Four groups say Montana DEQ hasn’t protected precious groundwater, given coal mine a free pass

Four environmental groups have begun a process to challenge the Montana Department of Environmental Quality’s oversight of Signal Peak coal mining’s operations in the Bull Mountains, saying the state department has intentionally failed to protect water there, harming ranchers and the environment.

Signal Peak has been the subject of many news stories, including top company leaders being charged with felonies. But the latest complaint alleges that Signal Peak Energy continues to damage groundwater and springs, fails to fix the problem, and that the state’s top watchdog, the Department of Environmental Quality, has turned a blind eye to the problem for years.

Now, the environmental groups are asking federal officials, including the Office of Surface Mining Reclamation and Enforcement as well as the Department of the Interior, to force the Montana DEQ to take action against Signal Peak, which has been cited more than 100 times for issues with its mine in the past decade.

Calls to Signal Peak by the Daily Montanan went to voicemail and were not returned on Wednesday.
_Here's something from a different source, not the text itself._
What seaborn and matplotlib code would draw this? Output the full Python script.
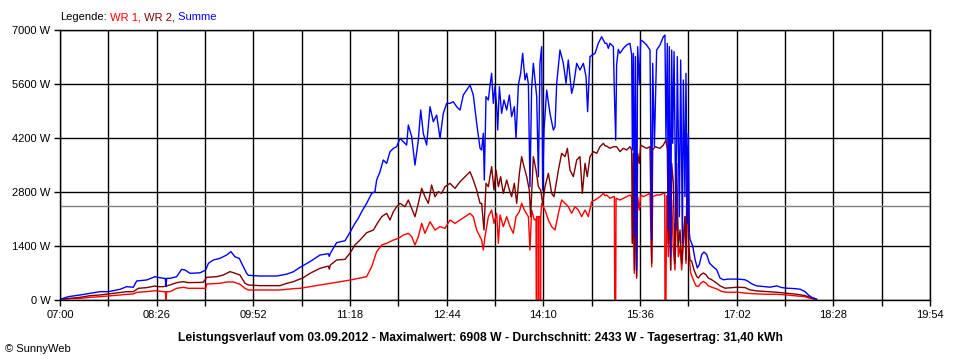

The four groups – Earthjustice, the Montana Environmental Information Center, Northern Plains Resource Council and the Sierra Club – claim that Signal Peak has literally undermined water for ranchers and wildlife in the Bull Mountains as it has mined for coal. That mining activity, they claim, has damaged springs that were previously productive. For example, Litsky Spring had a proven water flow of 30 gallons per minute. But after undermining in the area, or underground mining, the groups say Signal Peak and the state have abandoned monitoring the well. And when they have intermittently tested it, flows have decreased to 0.5 gallons per minute. The highest measured flow was 4 gpm.